The first phase for the innovative automatic Flight Control System LAPAZ has been completed after a series of test flights at STEMME AG Strausberg. This technology project has been funded for three years by the German Ministry of Economy and Technology (BMWI) within the 4th program for aviation research (LuFo).

LAPAZ research is targeted to develop and demonstrate a highly reliable and precise Flight Control System by the three partners STEMME AG, the Technical University of Berlin and the University of Stuttgart. This Flight Control System enables a fully automatic flight in various flight regimes. At later development stages LAPAZ shall be able to accomplish automatic take off and landing to enable flights with sensors over difficult landscapes like polar regions, if required unmanned as an OPV (Optional Piloted Vehicle). LAPAZ Flight Control System is modular designed, error-tolerant and scalable, it is easy adaptable for new missions. One special challenge is to develop, certify and fabricate a safety critical system at costs in line with the market.

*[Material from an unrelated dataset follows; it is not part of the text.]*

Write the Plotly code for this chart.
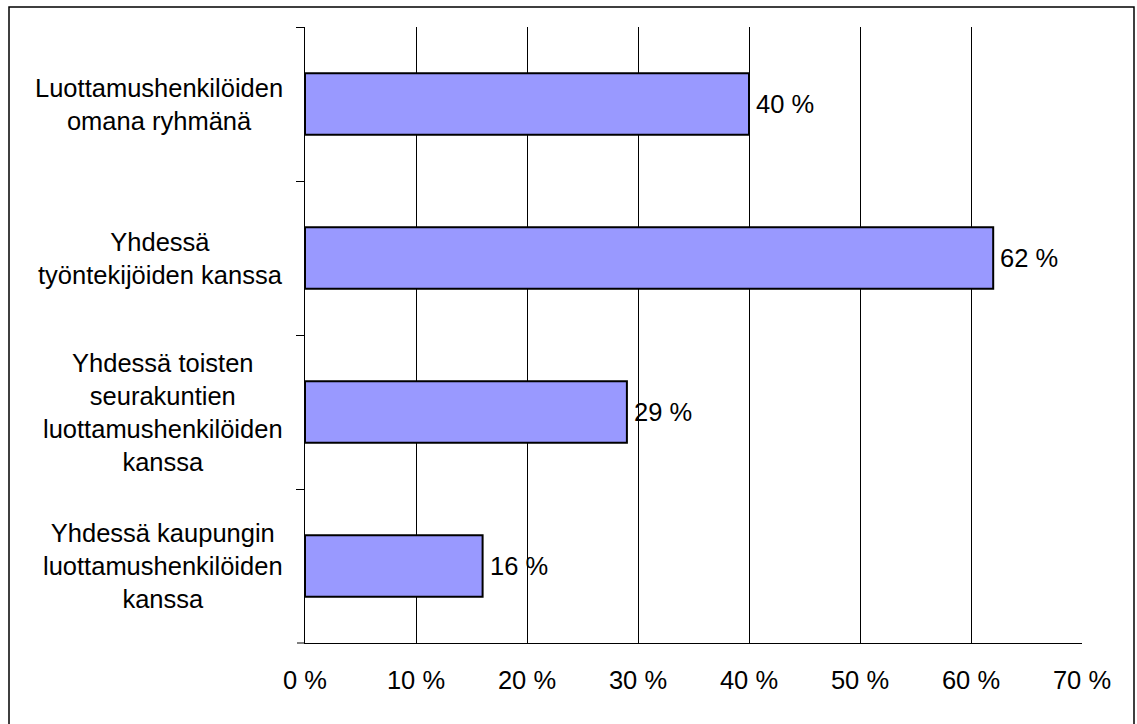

Missions far beyond the potential of manually piloted aircraft can be accomplished with this powerful automatic Flight Control System. An essential factor is to give pilots permanent support to enhance safety, efficiency and comfort during utility missions – even at flights at very low level or near obstacles. Predetermined flight profiles can be flown autonomously, highly precise and reproducible even at long endurance missions.

LAPAZ will be installed into utility aircraft (e.g. for geo-exploration or surveillance) for which an increasing demand exists. Most suitable for this missions and for the exploitation of new fields of application are especially developed single engine aircraft. With a maximum take off weight of around one ton the aircraft carries payloads between 100 kg up to 300 kg. This aircraft should fly high, slow and have a long endurance.

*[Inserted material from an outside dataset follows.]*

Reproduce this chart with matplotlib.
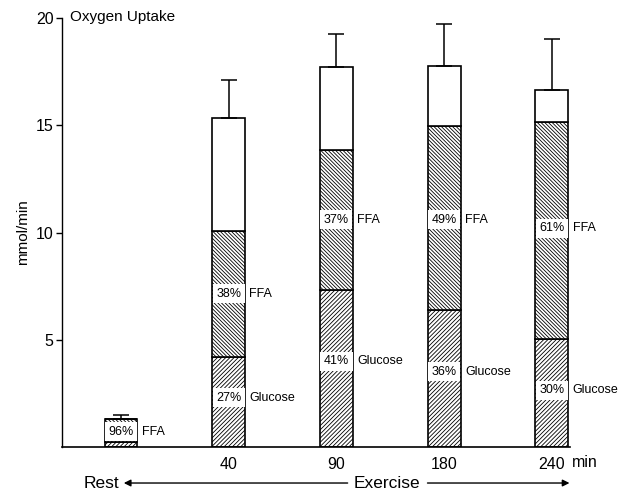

After a conjointly phase of conceptual design and definition STEMME modified a S15 utility aircraft and integrated the LAPAZ control system into the airframe. The system consists of a by-wire-platform (including sensors and actuators) and an implementation of flight-control-laws.

The flight mechanical model required for the design of LAPAZ and its control-functions has been developed and programmed into software by scientists of the "Section for flight mechanics, flight control and aero-elasticity" (Prof. Robert Luckner) of the TU-Berlin.

The error-tolerant and redundant by-wire-platform has been developed by the "Institute for aviation systems" (Prof. Reinhard Reichel) of the University of Stuttgart.

Of key importance is the system approach with a generic platform management that incorporates error- and redundancy-management and enables implementation of applications like flight-control-laws on a virtual level at a simply manner.

Additional flights will be executed in the next weeks for fine tuning and expanding the area of application.

A follow-on project will test automatic take off and landing and a gust alleviation system to enable precise measurements in gusty air. An important asset is to design a computer-based development process for the safety-critical control system that ensures a later certification based on future standards.